Rustling Bamboo or Ruffled Mind
“Oneness of body and bamboo”has been the artistic concept pursued by Shan Fan, a Chinese German artist. Grown up in Anji in Zhejiang Province, east China, which is hailed as the “Land of Bamboo in China”, and now living in Hamburg, which is known as “Bridge City of the World”, Mr. Shan Fan has made due contributions to promoting the cultural exchanges between China and Europe. His nostalgic feeling, global vision and aesthetic taste are fully reflected in his beloved bamboo paintings. He has resorted to bamboo-themed artworks in different forms and styles to express his feelings, concepts and transcendental convictions.

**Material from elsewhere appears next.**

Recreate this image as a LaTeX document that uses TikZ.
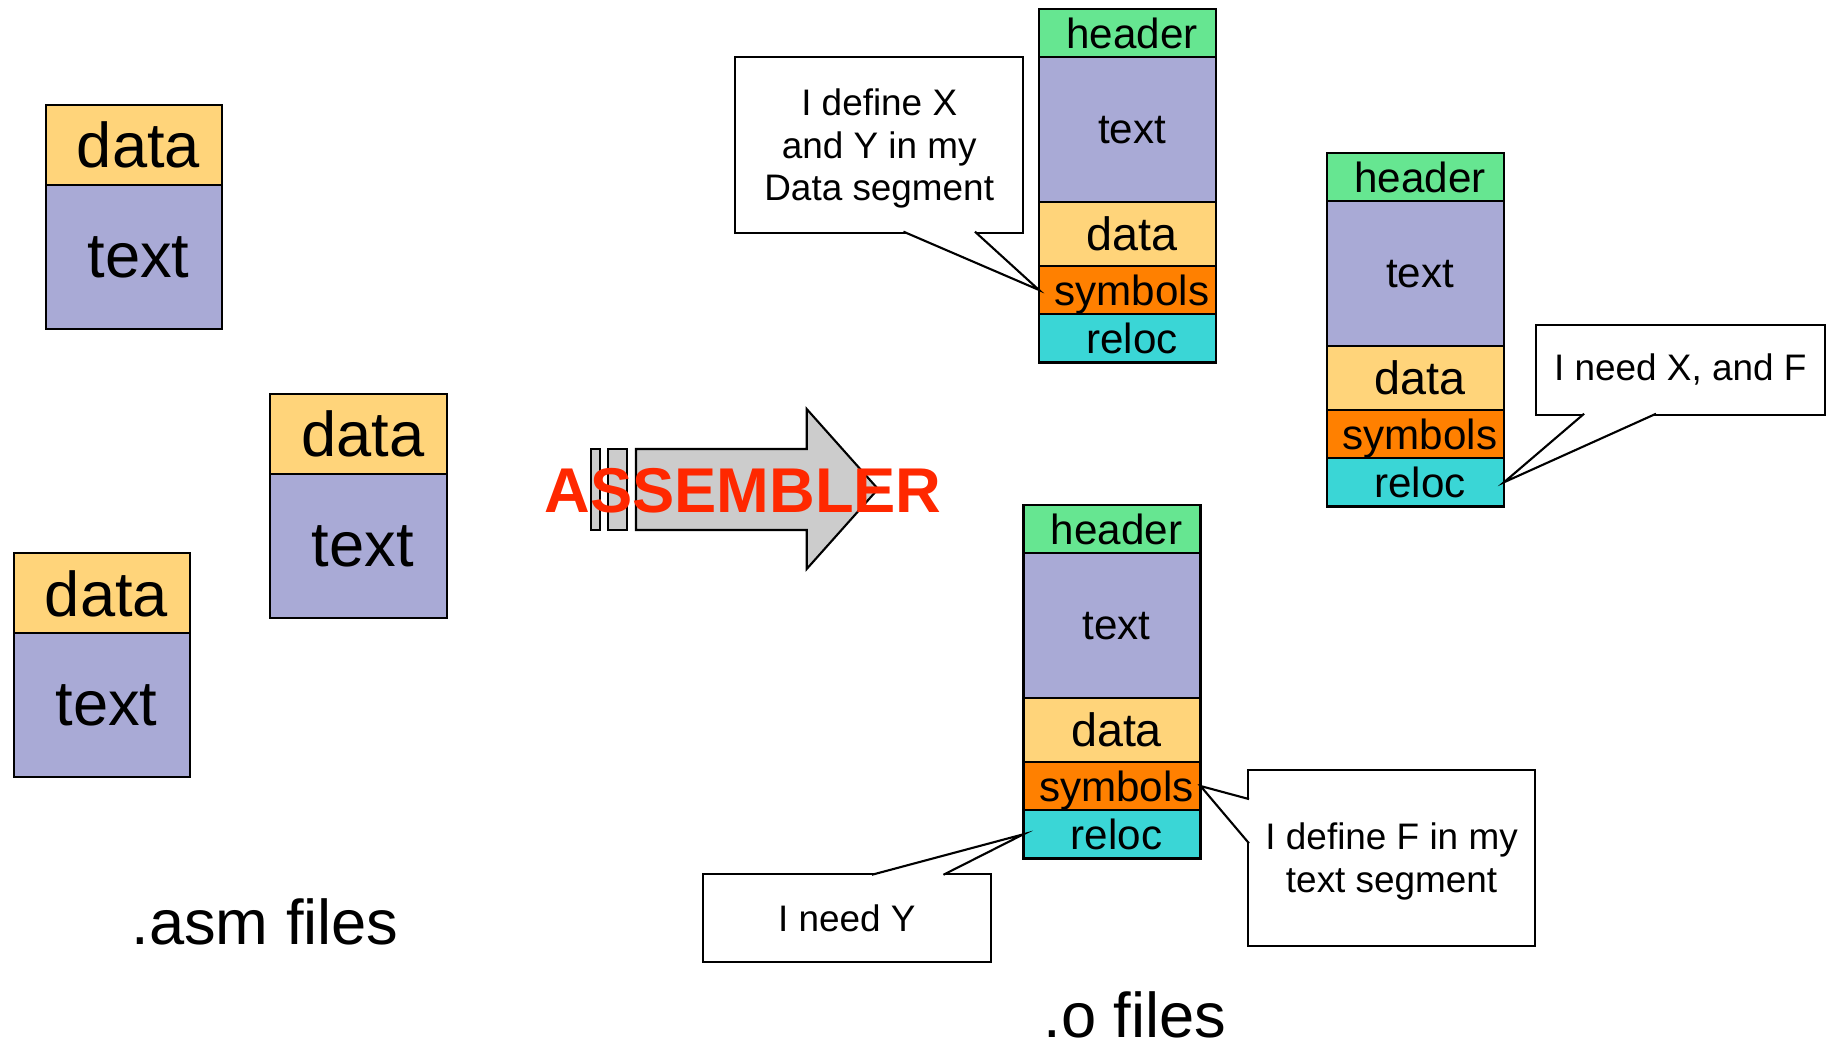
\documentclass[tikz,border=0pt]{standalone}
\usepackage{fontspec}
\setmainfont{Liberation Sans}
\usepackage{xcolor}
\usepackage{tikz}
\usetikzlibrary{positioning,calc}

\definecolor{hdrgreen}{RGB}{102,230,145}
\definecolor{txtblue}{RGB}{169,170,214}
\definecolor{datyellow}{RGB}{255,212,122}
\definecolor{symorange}{RGB}{255,128,0}
\definecolor{relcyan}{RGB}{58,214,214}
\definecolor{arrowgray}{RGB}{204,204,204}
\definecolor{asmred}{RGB}{255,40,0}

\tikzset{
  seg/.style={draw, line width=0.6pt, minimum width=1.77cm, inner sep=0pt, outer sep=0pt, text depth=0pt,
    execute at begin node={\hspace*{0.09cm}}, font=\fontsize{12}{14}\selectfont},
  bigseg/.style={seg, minimum width=1.766cm, font=\fontsize{18}{21.6}\selectfont},
  callbox/.style={draw, fill=white, line width=0.6pt, inner sep=0pt, outer sep=0pt, align=center, font=\fontsize{10.5}{12.1}\selectfont},
  ptr/.style={draw, fill=white, line width=0.6pt},
  caption/.style={anchor=base, font=\fontsize{18}{21.6}\selectfont}
}

\begin{document}
\begin{tikzpicture}
    \useasboundingbox (0,0) rectangle (18.33,-10.45);

    % .asm files
    \foreach \n/\x/\y in {1/1.34/-1.447, 2/3.584/-4.336, 3/1.02/-5.934} {
        \node[bigseg, fill=datyellow, minimum height=0.80cm] (ad\n) at (\x,\y) {data};
        \node[bigseg, fill=txtblue, minimum height=1.44cm, below=0pt of ad\n] (at\n) {text};
    }
    \node[caption] (asmcap) at (2.65,-9.445) {.asm files};

    % Assembler arrow
    \draw[line width=0.6pt, fill=arrowgray] (5.907,-4.49) rectangle (6.0,-5.30);
    \draw[line width=0.6pt, fill=arrowgray] (6.083,-4.49) rectangle (6.27,-5.30);
    \draw[line width=0.6pt, fill=arrowgray] (6.36,-4.49) -- (8.067,-4.49) -- (8.067,-4.09) -- (8.78,-4.89)
        -- (8.067,-5.69) -- (8.067,-5.30) -- (6.36,-5.30) -- cycle;
    \node[anchor=base, text=asmred, font=\bfseries\fontsize{18}{21.6}\selectfont] (asmlbl) at (7.43,-5.127) {ASSEMBLER};

    % .o files
    \foreach \n/\x/\y in {A/11.275/-0.33, B/14.155/-1.77, C/11.12/-5.29} {
        \node[seg, fill=hdrgreen, minimum height=0.48cm] (h\n) at (\x,\y) {header};
        \node[seg, fill=txtblue, minimum height=1.45cm, below=0pt of h\n] (t\n) {text};
        \node[seg, fill=datyellow, minimum height=0.64cm, below=0pt of t\n, font=\fontsize{13.3}{15}\selectfont] (d\n) {data};
        \node[seg, fill=symorange, minimum height=0.48cm, below=0pt of d\n] (s\n) {symbols};
        \node[seg, fill=relcyan, minimum height=0.485cm, below=0pt of s\n] (r\n) {reloc};
    }
    \node[caption] (ocap) at (11.35,-10.37) {.o files};

    % Callouts
    \node[callbox, text depth=0pt, minimum width=2.883cm, minimum height=1.76cm] (defA) at (8.792,-1.447) {I define X\\and Y in my\\Data segment};
    \draw[ptr] ($(defA.south west)!0.584!(defA.south east)+(0,0.3pt)$) -- (sA.west)
        -- ($(defA.south west)!0.832!(defA.south east)+(0,0.3pt)$);

    \node[callbox, minimum width=2.89cm, minimum height=0.90cm] (needB) at (16.803,-3.698) {I need X, and F};
    \draw[ptr] ($(needB.south west)!0.167!(needB.south east)+(0,0.3pt)$) -- (rB.east)
        -- ($(needB.south west)!0.416!(needB.south east)+(0,0.3pt)$);

    \node[callbox, minimum width=2.884cm, minimum height=0.882cm] (needC) at (8.468,-9.178) {I need Y};
    \draw[ptr] ($(needC.north west)!0.587!(needC.north east)+(0,-0.3pt)$) -- (rC.west)
        -- ($(needC.north west)!0.835!(needC.north east)+(0,-0.3pt)$);

    \node[callbox, text depth=0pt, minimum width=2.873cm, minimum height=1.764cm] (defC) at (13.916,-8.578) {I define F in my\\text segment};
    \draw[ptr] ($(defC.north west)!0.167!(defC.south west)+(0.3pt,0)$) -- (sC.east)
        -- ($(defC.north west)!0.418!(defC.south west)+(0.3pt,0)$);
\end{tikzpicture}
\end{document}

Starting his career as a painter, Shan Fan is adept at making good use of various materials to express his overall feelings in the fast-changing era. As a prolific artist, Shan Fan has produced a number of works of diverse topics and styles using various techniques throughout his 40-year career in artistic creation. The current exhibition displays the works he has created in recent years.
The famous Taoist saying of “it’s not the fluttering banner in wind, but your perception of it that counts” well expresses the complicate relations between the outside world and the inner feeling, the consciousness and the perception, revealing the universal laws governing the living environment and the state of life. Even the most insignificant individuals have to perceive and follow the universal laws throughout their lives. Through different forms and postures of bamboos in periods of varying length, Shan Fan has converted his perception of the outside and inside worlds into lively and rich language of painting. From paintings to installations, both impromptu inspiration and careful pondering count in creating flexible and powerful works. At the sight of the rustling bamboos in the breeze, the artist achieves his inner balance.
Once the wind blows, the bamboo rustles. The self-insight and self-restraint in constantly changing conditions refer to the sate of being full of peace and happiness, which is an ideal state for self-cultivation and self-tempering, just like the green bamboo that always rustles but never bends in the center of the exhibition hall.